70. Tapi mereka bergegas
juga mengikuti jejak nenek-moyang (yang sesat itu)
71. Padahal telah jelas
bahwa para pendahulu mereka itu kebanyakan telah melakukan perusakan
(terhadap konsep yang benar).
72. Dan sebenarnya telah
Kami utus pula kepada mereka para rasul yang memberikan peringatan.
73. Tapi perhatikanlah
keadaan orang-orang yang diberi peringatan itu.
74. (Semua asyik dalam
kesesatan), kecuali para hamba Allah yang tulus-ikhlas menjalankan konsepnya.

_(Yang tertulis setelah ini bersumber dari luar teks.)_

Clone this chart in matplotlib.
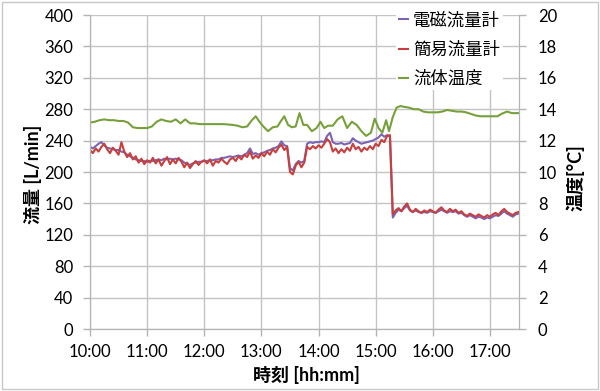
import numpy as np
import matplotlib
matplotlib.use("Agg")
import matplotlib.pyplot as plt
from matplotlib.patches import Rectangle

plt.rcParams['font.family'] = ['Lato', 'Noto Sans CJK JP', 'DejaVu Sans']

# 経過時間 [min] (10:00 起点), 3分ごと
t_flow = np.arange(0, 451, 3)

# 電磁流量計 [L/min]
emf = [
    232, 230, 233, 236, 238, 234, 231, 230, 229, 228,
    228, 226, 225, 222, 220, 218, 216, 215, 214, 214,
    213, 214, 214, 215, 216, 215, 217, 216, 217, 216,
    217, 216, 215, 212, 210, 209, 211, 212, 213, 213,
    214, 214, 215, 215, 216, 216, 218, 218, 219, 220,
    219, 220, 221, 220, 222, 224, 230, 223, 224, 222,
    224, 225, 227, 228, 230, 231, 233, 239, 234, 233,
    205, 202, 210, 214, 212, 214, 236, 238, 237, 238,
    238, 239, 238, 246, 250, 238, 236, 236, 237, 235,
    236, 237, 243, 240, 238, 236, 237, 238, 239, 240,
    242, 244, 248, 245, 247, 245, 142, 148, 152, 150,
    154, 157, 151, 149, 151, 149, 148, 149, 148, 150,
    149, 148, 150, 152, 150, 148, 150, 149, 150, 147,
    148, 145, 143, 145, 143, 141, 143, 142, 140, 142,
    141, 143, 145, 144, 147, 150, 147, 145, 143, 146,
    147,
]

# 簡易流量計 [L/min]
simple = [
    228, 224, 230, 226, 232, 236, 229, 224, 231, 227,
    222, 238, 226, 219, 224, 216, 220, 212, 217, 210,
    215, 212, 218, 211, 216, 208, 214, 219, 210, 216,
    211, 218, 213, 206, 212, 205, 210, 214, 209, 213,
    215, 211, 216, 208, 214, 212, 217, 213, 210, 216,
    218, 214, 220, 216, 222, 219, 226, 217, 221, 218,
    224, 220, 226, 222, 229, 225, 231, 235, 228, 232,
    200, 197, 208, 213, 206, 212, 232, 229, 233, 230,
    234, 231, 236, 242, 238, 226, 230, 224, 229, 225,
    231, 227, 236, 229, 232, 226, 231, 228, 233, 229,
    236, 233, 241, 238, 246, 247, 146, 151, 154, 150,
    156, 160, 152, 149, 153, 150, 148, 151, 149, 152,
    150, 148, 152, 155, 151, 149, 153, 150, 152, 148,
    150, 146, 144, 147, 145, 143, 146, 144, 142, 145,
    143, 146, 148, 145, 150, 153, 149, 147, 145, 148,
    149,
]

# 流体温度 [°C]
t_temp = [0, 5, 10, 15, 20, 25, 30, 35, 40, 45, 50, 55, 60, 65, 70, 75, 80, 85,
          90, 95, 100, 105, 110, 115, 120, 130, 140, 150, 155, 160, 165, 170,
          174, 178, 182, 187, 192, 197, 200, 204, 208, 212, 216, 220, 224, 228,
          233, 238, 242, 246, 250, 255, 260, 265, 270, 275, 280, 285, 290, 295,
          299, 303, 307, 311, 314, 318, 322, 326, 330, 335, 340, 345, 350, 355,
          360, 365, 370, 375, 380, 385, 390, 395, 400, 405, 410, 420, 428, 432,
          438, 443, 450]
temp = [13.15, 13.2, 13.3, 13.35, 13.3, 13.3, 13.25, 13.25, 13.15, 12.85, 12.8,
        12.8, 12.8, 12.9, 13.2, 13.35, 13.25, 13.2, 13.35, 13.1, 13.35, 13.1,
        13.1, 13.05, 13.05, 13.05, 13.05, 13.0, 12.95, 12.85, 12.9, 13.3,
        13.55, 13.2, 12.9, 12.6, 12.85, 12.9, 13.2, 13.55, 13.0, 12.85, 12.9,
        13.75, 13.0, 13.0, 12.6, 12.8, 13.2, 12.8, 12.95, 12.95, 13.35, 13.55,
        12.8, 13.2, 13.0, 12.6, 12.3, 12.5, 13.4, 12.8, 12.5, 13.3, 12.6, 13.5,
        14.1, 14.2, 14.15, 14.1, 14.0, 14.0, 13.85, 13.8, 13.8, 13.8, 13.85,
        13.95, 13.9, 13.85, 13.85, 13.8, 13.7, 13.6, 13.55, 13.55, 13.55, 13.7,
        13.85, 13.75, 13.75]

xtick_pos = [0, 60, 120, 180, 240, 300, 360, 420]
xtick_labels = ['10:00', '11:00', '12:00', '13:00', '14:00', '15:00', '16:00', '17:00']

c_emf = '#7B64B4'
c_simple = '#C8403E'
c_temp = '#77A03A'
gray = '#B4B4B4'

fig = plt.figure(figsize=(6.0, 3.91), dpi=100)
ax = fig.add_axes([0.15, 1 - 329 / 391, (518.5 - 90) / 600, (329 - 15) / 391])
ax2 = ax.twinx()

l1, = ax.plot(t_flow, emf, color=c_emf, lw=1.5, label='電磁流量計')
l2, = ax.plot(t_flow, simple, color=c_simple, lw=1.5, label='簡易流量計')
l3, = ax2.plot(t_temp, temp, color=c_temp, lw=1.5, label='流体温度')

ax.set_xlim(0, 450)
ax.set_ylim(0, 400)
ax2.set_ylim(0, 20)
ax.set_xticks(xtick_pos)
ax.set_xticklabels(xtick_labels)
ax.set_yticks(np.arange(0, 401, 40))
ax2.set_yticks(np.arange(0, 21, 2))

ax.grid(True, color='#C4C4C4', lw=1)
ax.set_axisbelow(True)

for a in (ax, ax2):
    for s in a.spines.values():
        s.set_color(gray)
    a.spines['top'].set_visible(False)
    a.tick_params(colors=gray, labelcolor='black', labelsize=12, length=5, width=1)
ax.tick_params(axis='y', pad=7)
ax.tick_params(axis='x', pad=6)
ax2.tick_params(axis='y', pad=9)

fig.text(33 / 600, 1 - 174 / 391, '流量 [L/min]', rotation=90, ha='center', va='center',
         fontsize=13, fontweight='bold')
fig.text(575 / 600, 1 - 178 / 391, '温度[°C]', rotation=90, ha='center', va='center',
         fontsize=13, fontweight='bold')
fig.text(306 / 600, 1 - 375 / 391, '時刻 [hh:mm]', ha='center', va='center',
         fontsize=13, fontweight='bold')

leg = ax2.legend(handles=[l1, l2, l3], loc='upper right', bbox_to_anchor=(512 / 600, 1.0),
                 bbox_transform=fig.transFigure, fontsize=12.5, frameon=True,
                 handlelength=0.5, handletextpad=0.3, labelspacing=0.75,
                 borderpad=0.2, fancybox=False)
leg.get_frame().set_facecolor('white')
leg.get_frame().set_edgecolor('none')
leg.get_frame().set_alpha(1)
leg.set_zorder(10)

fig.add_artist(Rectangle((0.004, 0.005), 0.992, 0.99, transform=fig.transFigure,
                         fill=False, edgecolor='#C8C8C8', lw=1))

fig.savefig('out.png', dpi=100)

Jadi dalam pandangan Allah, yang terungkap melalui Al-Qurãn, sejarah pada
hakikatnya adalah reaksi manusia dari masa ke masa dalam menanggapi dua jenis
tawaran, untuk beriman atau kufur. Dan dari masa ke masa pula, Allah terus
memberikan peringatan agar manusia mengejar keberuntungan dengan memilih
konsep yang haq. Dalam Surat Luqman ayat 29, misalnya, Allah berikan
peringatan itu dengan menggunakan proses alam sebagai sampiran:[4]

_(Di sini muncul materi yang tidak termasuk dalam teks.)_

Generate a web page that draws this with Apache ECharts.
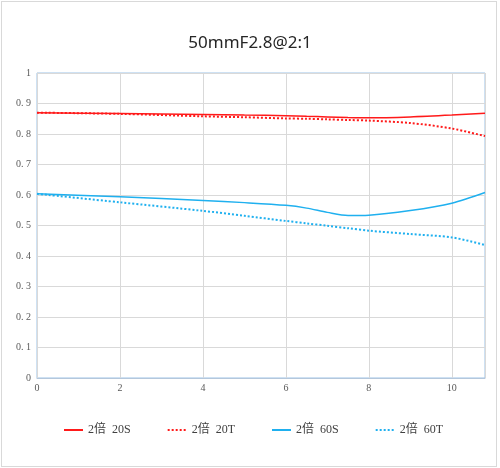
<!DOCTYPE html>
<html>
<head>
<meta charset="utf-8">
<script src="https://cdn.jsdelivr.net/npm/echarts@6/dist/echarts.min.js"></script>
<style>
  html, body { margin: 0; padding: 0; background: #fff; }
  #main { width: 500px; height: 468px; }
  .frame {
    position: absolute; left: 1px; top: 1px; width: 494px; height: 464px;
    border: 1px solid #d9d9d9; pointer-events: none;
  }
</style>
</head>
<body>
<div id="main"></div>
<div class="frame"></div>
<script>
// x positions shared by all curves
const xs = [0, 2, 4, 5, 6, 6.5, 7, 7.5, 8, 9, 10, 10.8]
const s20S = [0.870, 0.867, 0.864, 0.862, 0.860, 0.858, 0.856, 0.854, 0.853, 0.856, 0.862, 0.868]
const t20T = [0.870, 0.866, 0.858, 0.855, 0.851, 0.850, 0.848, 0.846, 0.844, 0.836, 0.818, 0.793]
const s60S = [0.604, 0.594, 0.582, 0.575, 0.566, 0.557, 0.543, 0.533, 0.534, 0.549, 0.573, 0.608]
const t60T = [0.604, 0.576, 0.548, 0.532, 0.515, 0.507, 0.499, 0.491, 0.483, 0.472, 0.461, 0.436]
const names = ['2倍  20S', '2倍  20T', '2倍  60S', '2倍  60T']

const red = '#ff1a1a'
const blue = '#1fb0ef'

function pairs(ys) {
  return xs.map((x, i) => [x, ys[i]])
}

function makeSeries(name, ys, color, dotted) {
  return {
    name: name,
    type: 'line',
    smooth: 0.3,
    symbol: 'none',
    lineStyle: {
      color: color,
      width: dotted ? 2 : 1.5,
      type: dotted ? [2, 2] : 'solid'
    },
    itemStyle: { color: color },
    data: pairs(ys)
  }
}

let myChart = echarts.init(document.getElementById('main'))

let option = {
  animation: false,
  title: {
    text: '50mmF2.8@2:1',
    left: 'center',
    top: 30,
    textStyle: {
      fontFamily: 'Noto Sans',
      fontSize: 17,
      fontWeight: 'normal',
      color: '#262626'
    }
  },
  legend: {
    left: 58,
    top: 419,
    itemWidth: 19,
    itemHeight: 10,
    itemGap: 36,
    itemStyle: { opacity: 0 },
    textStyle: { fontFamily: '"Liberation Serif", "Noto Sans CJK SC"', fontSize: 12, color: '#404040' },
    data: names
  },
  grid: {
    left: 37,
    right: 15,
    top: 73,
    bottom: 90,
    show: true,
    borderColor: '#9dc3e6',
    borderWidth: 1
  },
  xAxis: {
    type: 'value',
    min: 0,
    max: 10.8,
    interval: 2,
    axisLine: { show: true, lineStyle: { color: '#b4c7dc' } },
    axisTick: { show: false },
    splitLine: { show: true, lineStyle: { color: '#d9d9d9', width: 1 } },
    axisLabel: {
      fontFamily: 'Liberation Serif',
      fontSize: 10,
      color: '#595959',
      margin: 5,
      formatter: v => (v % 2 === 0 ? String(v) : '')
    }
  },
  yAxis: {
    type: 'value',
    min: 0,
    max: 1,
    interval: 0.1,
    axisLine: { show: true, lineStyle: { color: '#d9d9d9' } },
    axisTick: { show: false },
    splitLine: { show: true, lineStyle: { color: '#d9d9d9', width: 1 } },
    axisLabel: {
      fontFamily: 'Liberation Serif',
      fontSize: 10,
      color: '#595959',
      margin: 6,
      formatter: v => (v === 0 || v === 1 ? String(v) : v.toFixed(1).replace('.', '. '))
    }
  },
  series: [
    makeSeries(names[0], s20S, red, false),
    makeSeries(names[1], t20T, red, true),
    makeSeries(names[2], s60S, blue, false),
    makeSeries(names[3], t60T, blue, true)
  ]
}
myChart.setOption(option)
</script>
</body>
</html>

Tidaklah kaliam perhatikan bahwa Allah “melarutkan” malam dalam
siang dan “melarutkan” siang dalam malam, dengan menjadikan matahari dan
bulan patuh beredar dalam ruang dan waktu yang ditentukan? (tidakkah kalian
sadari pula) bahwa Allah membeberkan petunjuk segamblang-gamblangnya tentang
apa yang harus kalian lakukan?(a.h)
[4] Secara harfiah
sampiran berarti kain yang disampirkan (dibiarkan menggelantung) di bahu,
sebagai perhiasan, seperti selendang, dsb. Dalam seni pantun, sampiran adalah
rangkaian kalimat yang disusun semata-mata untuk menarik perhatian. Contoh: “berakit-rakit
ke hulu, berenang-renang ke tepian. Bersakit-sakit dahulu ,
bersenang-senang kemudian.” Kalimat yang dicetak miring disebut sampiran.